◆ **WHAT IS BEING ASKED**
Show every line containing "this" by copying it.

◆ **GIVEN RECORDS**
══════

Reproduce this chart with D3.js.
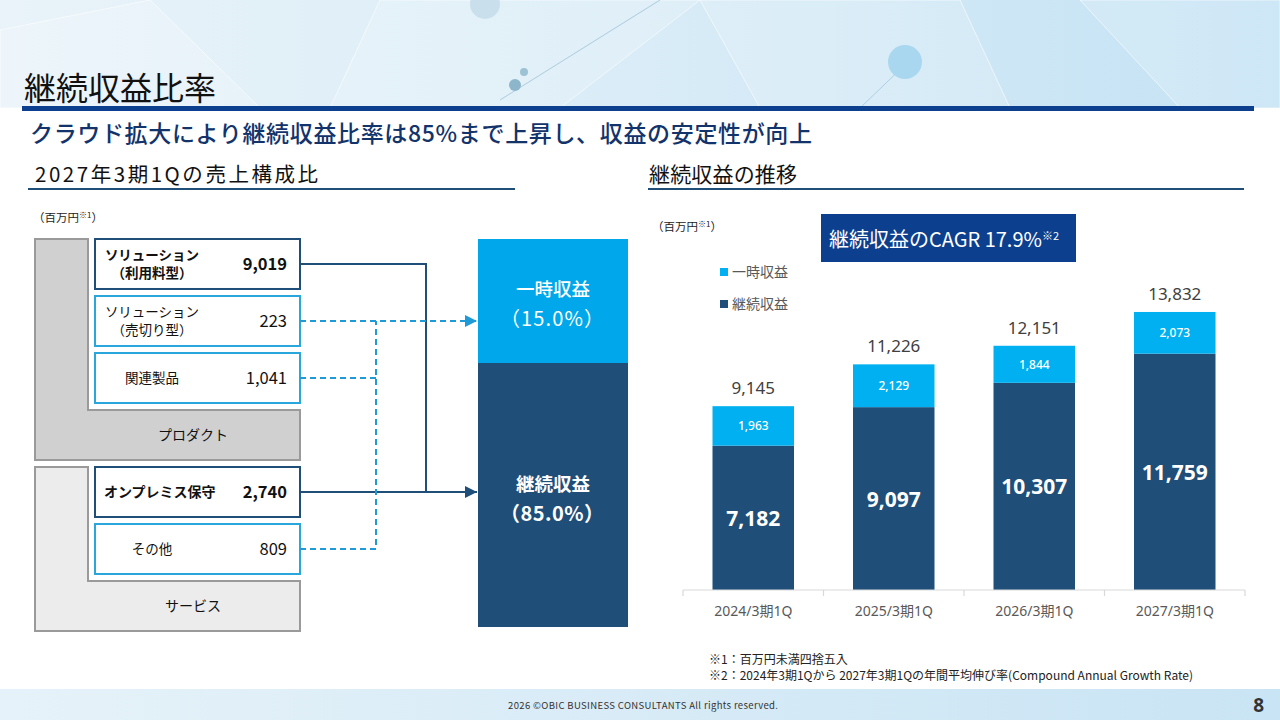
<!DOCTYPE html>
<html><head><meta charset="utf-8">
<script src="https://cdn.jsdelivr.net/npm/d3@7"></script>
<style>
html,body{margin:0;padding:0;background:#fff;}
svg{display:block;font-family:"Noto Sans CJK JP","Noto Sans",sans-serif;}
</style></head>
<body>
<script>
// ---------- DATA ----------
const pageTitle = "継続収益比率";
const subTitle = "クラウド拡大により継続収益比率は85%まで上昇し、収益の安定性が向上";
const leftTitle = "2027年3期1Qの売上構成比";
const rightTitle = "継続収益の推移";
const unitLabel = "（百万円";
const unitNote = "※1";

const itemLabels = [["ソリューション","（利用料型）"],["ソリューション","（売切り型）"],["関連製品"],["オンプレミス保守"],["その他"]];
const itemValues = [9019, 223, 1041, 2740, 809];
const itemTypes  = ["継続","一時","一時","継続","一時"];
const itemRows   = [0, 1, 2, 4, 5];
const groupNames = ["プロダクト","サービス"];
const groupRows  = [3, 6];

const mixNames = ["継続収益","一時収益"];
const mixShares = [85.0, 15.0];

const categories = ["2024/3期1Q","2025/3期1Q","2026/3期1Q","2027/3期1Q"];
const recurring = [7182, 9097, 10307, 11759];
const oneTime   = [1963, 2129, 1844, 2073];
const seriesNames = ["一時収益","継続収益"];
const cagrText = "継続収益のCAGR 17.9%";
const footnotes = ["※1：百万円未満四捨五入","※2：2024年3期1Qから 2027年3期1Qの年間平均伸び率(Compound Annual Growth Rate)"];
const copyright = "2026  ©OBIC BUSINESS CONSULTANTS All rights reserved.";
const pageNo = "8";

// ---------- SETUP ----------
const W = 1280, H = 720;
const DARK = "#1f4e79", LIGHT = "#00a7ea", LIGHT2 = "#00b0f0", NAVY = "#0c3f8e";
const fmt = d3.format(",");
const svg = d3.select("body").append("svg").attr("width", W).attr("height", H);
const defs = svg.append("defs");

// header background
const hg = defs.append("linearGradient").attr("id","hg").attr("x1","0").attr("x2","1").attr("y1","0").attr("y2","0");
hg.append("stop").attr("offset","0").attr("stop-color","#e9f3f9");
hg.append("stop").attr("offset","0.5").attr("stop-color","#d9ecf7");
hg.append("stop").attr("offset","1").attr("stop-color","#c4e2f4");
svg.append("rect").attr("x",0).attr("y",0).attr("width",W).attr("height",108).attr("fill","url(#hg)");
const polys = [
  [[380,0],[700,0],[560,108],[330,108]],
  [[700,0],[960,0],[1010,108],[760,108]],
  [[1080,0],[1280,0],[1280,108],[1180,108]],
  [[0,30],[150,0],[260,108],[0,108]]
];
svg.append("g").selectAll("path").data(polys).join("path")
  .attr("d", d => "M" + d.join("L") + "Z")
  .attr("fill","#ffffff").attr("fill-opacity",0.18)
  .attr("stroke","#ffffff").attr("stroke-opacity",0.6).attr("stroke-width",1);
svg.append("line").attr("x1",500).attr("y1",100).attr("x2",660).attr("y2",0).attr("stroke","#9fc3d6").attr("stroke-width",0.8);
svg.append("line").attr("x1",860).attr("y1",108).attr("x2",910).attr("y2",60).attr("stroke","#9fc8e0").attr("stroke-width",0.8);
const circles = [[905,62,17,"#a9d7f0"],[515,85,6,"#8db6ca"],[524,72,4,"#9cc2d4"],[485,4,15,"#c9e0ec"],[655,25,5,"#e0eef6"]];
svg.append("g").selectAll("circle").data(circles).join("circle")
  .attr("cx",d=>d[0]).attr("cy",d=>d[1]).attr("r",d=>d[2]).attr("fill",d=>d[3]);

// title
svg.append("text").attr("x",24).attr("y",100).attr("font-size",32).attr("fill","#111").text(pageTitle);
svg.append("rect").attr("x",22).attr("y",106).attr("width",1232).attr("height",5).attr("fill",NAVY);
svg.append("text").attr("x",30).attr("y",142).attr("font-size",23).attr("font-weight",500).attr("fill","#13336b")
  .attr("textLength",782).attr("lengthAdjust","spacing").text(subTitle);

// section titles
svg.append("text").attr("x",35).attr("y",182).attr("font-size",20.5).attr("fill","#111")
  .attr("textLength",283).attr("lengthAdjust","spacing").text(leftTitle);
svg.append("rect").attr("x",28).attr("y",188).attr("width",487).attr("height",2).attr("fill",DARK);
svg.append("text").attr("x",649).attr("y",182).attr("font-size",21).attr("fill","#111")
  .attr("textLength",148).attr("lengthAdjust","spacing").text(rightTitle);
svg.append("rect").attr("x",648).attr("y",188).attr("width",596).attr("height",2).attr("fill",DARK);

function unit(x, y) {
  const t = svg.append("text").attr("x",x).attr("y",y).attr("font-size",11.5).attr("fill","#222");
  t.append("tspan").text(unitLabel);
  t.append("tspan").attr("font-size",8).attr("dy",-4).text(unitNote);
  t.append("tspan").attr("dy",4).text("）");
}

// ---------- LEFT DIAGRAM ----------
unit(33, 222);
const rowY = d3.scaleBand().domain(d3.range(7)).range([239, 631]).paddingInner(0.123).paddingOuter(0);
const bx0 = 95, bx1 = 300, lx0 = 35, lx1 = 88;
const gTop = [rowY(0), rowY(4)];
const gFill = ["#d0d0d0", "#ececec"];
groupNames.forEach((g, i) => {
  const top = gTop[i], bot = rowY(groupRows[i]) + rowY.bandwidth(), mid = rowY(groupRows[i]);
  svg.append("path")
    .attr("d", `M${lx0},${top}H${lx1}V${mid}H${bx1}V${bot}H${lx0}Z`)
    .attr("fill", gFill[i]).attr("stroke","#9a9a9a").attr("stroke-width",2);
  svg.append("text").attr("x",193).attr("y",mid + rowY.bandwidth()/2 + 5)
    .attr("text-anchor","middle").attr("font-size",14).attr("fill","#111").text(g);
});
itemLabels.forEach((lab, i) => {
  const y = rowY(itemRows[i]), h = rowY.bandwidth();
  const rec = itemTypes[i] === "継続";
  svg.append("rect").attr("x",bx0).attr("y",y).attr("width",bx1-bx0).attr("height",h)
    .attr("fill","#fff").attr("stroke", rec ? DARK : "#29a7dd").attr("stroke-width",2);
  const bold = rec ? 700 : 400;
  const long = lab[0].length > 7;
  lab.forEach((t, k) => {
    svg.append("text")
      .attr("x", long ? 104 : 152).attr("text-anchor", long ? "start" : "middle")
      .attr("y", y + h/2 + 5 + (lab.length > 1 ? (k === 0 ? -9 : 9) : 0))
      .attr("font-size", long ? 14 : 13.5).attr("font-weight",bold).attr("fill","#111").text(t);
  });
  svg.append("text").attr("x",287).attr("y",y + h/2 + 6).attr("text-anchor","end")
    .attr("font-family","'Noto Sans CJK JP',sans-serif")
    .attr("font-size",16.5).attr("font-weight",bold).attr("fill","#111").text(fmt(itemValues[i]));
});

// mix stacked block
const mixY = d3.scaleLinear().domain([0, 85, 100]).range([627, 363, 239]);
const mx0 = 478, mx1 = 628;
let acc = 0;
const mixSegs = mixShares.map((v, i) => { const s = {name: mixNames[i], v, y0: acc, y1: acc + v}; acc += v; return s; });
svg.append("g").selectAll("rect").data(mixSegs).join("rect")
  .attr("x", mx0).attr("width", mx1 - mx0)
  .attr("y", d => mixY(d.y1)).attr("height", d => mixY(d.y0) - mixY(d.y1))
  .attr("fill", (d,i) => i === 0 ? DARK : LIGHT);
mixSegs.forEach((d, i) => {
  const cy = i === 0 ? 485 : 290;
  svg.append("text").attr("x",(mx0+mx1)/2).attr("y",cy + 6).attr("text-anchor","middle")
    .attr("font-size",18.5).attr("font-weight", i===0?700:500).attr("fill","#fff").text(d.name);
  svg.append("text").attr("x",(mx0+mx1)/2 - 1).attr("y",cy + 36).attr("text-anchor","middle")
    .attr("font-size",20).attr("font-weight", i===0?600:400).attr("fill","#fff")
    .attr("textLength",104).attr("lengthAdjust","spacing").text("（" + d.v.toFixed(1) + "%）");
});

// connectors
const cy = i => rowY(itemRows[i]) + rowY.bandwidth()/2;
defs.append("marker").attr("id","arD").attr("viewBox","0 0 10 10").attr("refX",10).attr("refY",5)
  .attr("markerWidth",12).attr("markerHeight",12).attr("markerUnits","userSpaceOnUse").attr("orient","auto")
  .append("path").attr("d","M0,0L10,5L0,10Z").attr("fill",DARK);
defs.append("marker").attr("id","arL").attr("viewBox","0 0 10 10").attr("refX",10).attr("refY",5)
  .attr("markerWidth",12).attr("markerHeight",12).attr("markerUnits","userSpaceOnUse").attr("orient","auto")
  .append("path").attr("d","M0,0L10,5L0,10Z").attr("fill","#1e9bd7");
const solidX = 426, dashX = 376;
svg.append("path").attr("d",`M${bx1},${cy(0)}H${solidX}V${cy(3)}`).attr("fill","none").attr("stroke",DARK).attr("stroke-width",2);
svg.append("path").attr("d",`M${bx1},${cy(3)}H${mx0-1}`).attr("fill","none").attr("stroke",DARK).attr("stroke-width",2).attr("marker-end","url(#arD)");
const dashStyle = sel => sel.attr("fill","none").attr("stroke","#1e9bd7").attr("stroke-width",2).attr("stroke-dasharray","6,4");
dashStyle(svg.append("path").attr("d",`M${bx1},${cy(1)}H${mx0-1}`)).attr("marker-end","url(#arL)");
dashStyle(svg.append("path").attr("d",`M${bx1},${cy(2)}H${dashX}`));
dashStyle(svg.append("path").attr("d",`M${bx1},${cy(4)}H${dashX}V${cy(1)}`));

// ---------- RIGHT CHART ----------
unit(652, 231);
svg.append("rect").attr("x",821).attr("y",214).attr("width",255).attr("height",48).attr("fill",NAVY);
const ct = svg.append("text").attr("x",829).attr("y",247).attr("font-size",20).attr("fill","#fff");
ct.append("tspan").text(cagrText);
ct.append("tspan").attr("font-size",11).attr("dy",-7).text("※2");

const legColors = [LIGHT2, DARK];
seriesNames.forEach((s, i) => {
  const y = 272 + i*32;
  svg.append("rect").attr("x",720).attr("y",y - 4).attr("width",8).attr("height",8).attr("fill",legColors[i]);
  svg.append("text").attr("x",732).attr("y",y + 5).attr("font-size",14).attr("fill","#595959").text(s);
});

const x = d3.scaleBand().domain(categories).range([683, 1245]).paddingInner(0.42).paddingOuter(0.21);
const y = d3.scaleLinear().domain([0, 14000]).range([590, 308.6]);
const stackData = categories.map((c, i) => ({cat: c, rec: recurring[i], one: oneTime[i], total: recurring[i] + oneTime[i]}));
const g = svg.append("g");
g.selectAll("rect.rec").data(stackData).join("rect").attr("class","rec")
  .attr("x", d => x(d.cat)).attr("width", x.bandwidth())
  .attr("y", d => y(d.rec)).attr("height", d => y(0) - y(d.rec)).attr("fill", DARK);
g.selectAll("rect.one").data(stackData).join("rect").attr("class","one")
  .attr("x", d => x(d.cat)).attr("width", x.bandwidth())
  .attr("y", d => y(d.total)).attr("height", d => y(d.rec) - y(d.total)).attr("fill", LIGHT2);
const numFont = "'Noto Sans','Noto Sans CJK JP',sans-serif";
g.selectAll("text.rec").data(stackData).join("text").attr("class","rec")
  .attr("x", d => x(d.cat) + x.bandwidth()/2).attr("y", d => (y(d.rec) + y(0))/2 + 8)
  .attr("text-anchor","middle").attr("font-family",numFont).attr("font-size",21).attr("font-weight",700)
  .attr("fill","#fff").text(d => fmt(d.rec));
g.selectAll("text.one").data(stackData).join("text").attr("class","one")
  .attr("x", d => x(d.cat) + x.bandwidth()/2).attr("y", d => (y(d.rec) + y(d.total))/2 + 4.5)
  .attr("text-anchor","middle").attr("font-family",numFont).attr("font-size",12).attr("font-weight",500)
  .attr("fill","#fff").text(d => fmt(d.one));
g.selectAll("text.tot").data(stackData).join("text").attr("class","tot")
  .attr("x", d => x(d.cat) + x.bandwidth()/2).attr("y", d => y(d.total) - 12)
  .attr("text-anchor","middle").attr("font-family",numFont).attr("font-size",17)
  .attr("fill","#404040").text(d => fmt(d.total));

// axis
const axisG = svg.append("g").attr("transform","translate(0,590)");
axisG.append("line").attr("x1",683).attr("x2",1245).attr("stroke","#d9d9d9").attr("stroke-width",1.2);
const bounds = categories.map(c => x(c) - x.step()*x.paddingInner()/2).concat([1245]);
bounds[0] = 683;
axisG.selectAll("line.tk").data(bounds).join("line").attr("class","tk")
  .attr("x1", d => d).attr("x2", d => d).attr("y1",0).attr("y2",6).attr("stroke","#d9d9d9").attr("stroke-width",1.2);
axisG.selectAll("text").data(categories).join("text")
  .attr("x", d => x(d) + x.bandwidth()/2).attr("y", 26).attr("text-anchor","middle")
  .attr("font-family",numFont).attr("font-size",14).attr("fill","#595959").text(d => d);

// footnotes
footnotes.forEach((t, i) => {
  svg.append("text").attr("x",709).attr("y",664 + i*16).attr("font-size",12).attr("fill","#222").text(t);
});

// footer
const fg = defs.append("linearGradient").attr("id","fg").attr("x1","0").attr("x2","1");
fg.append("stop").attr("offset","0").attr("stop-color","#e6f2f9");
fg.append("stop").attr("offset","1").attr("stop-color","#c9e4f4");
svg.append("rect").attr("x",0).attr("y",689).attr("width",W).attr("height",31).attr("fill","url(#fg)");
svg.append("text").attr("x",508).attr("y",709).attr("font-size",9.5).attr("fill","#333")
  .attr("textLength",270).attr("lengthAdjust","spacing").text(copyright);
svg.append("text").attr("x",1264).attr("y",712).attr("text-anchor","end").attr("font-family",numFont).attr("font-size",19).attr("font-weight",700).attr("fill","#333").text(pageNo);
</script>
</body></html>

══════

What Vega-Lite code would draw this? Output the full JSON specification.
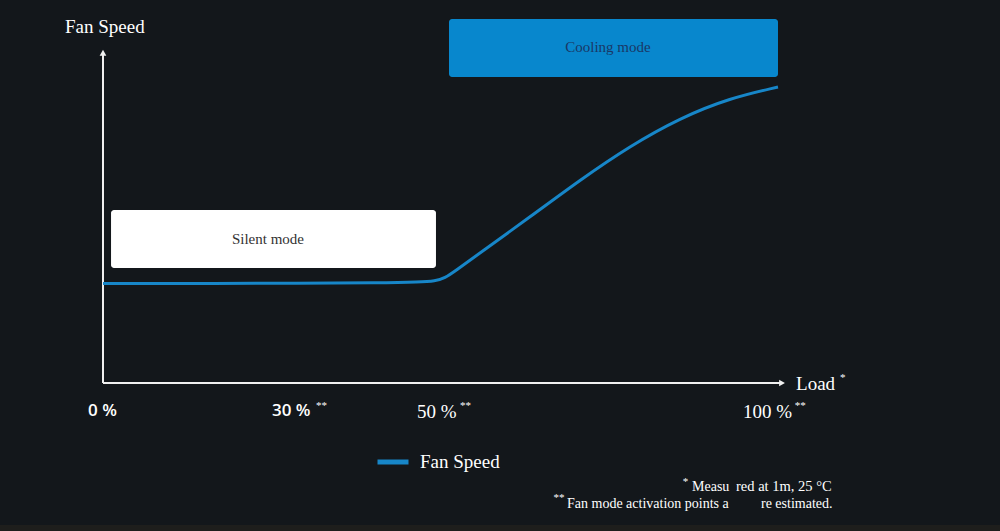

══════

◆ **THE RESULT**
Reproduce this chart with D3.js.
What Vega-Lite code would draw this? Output the full JSON specification.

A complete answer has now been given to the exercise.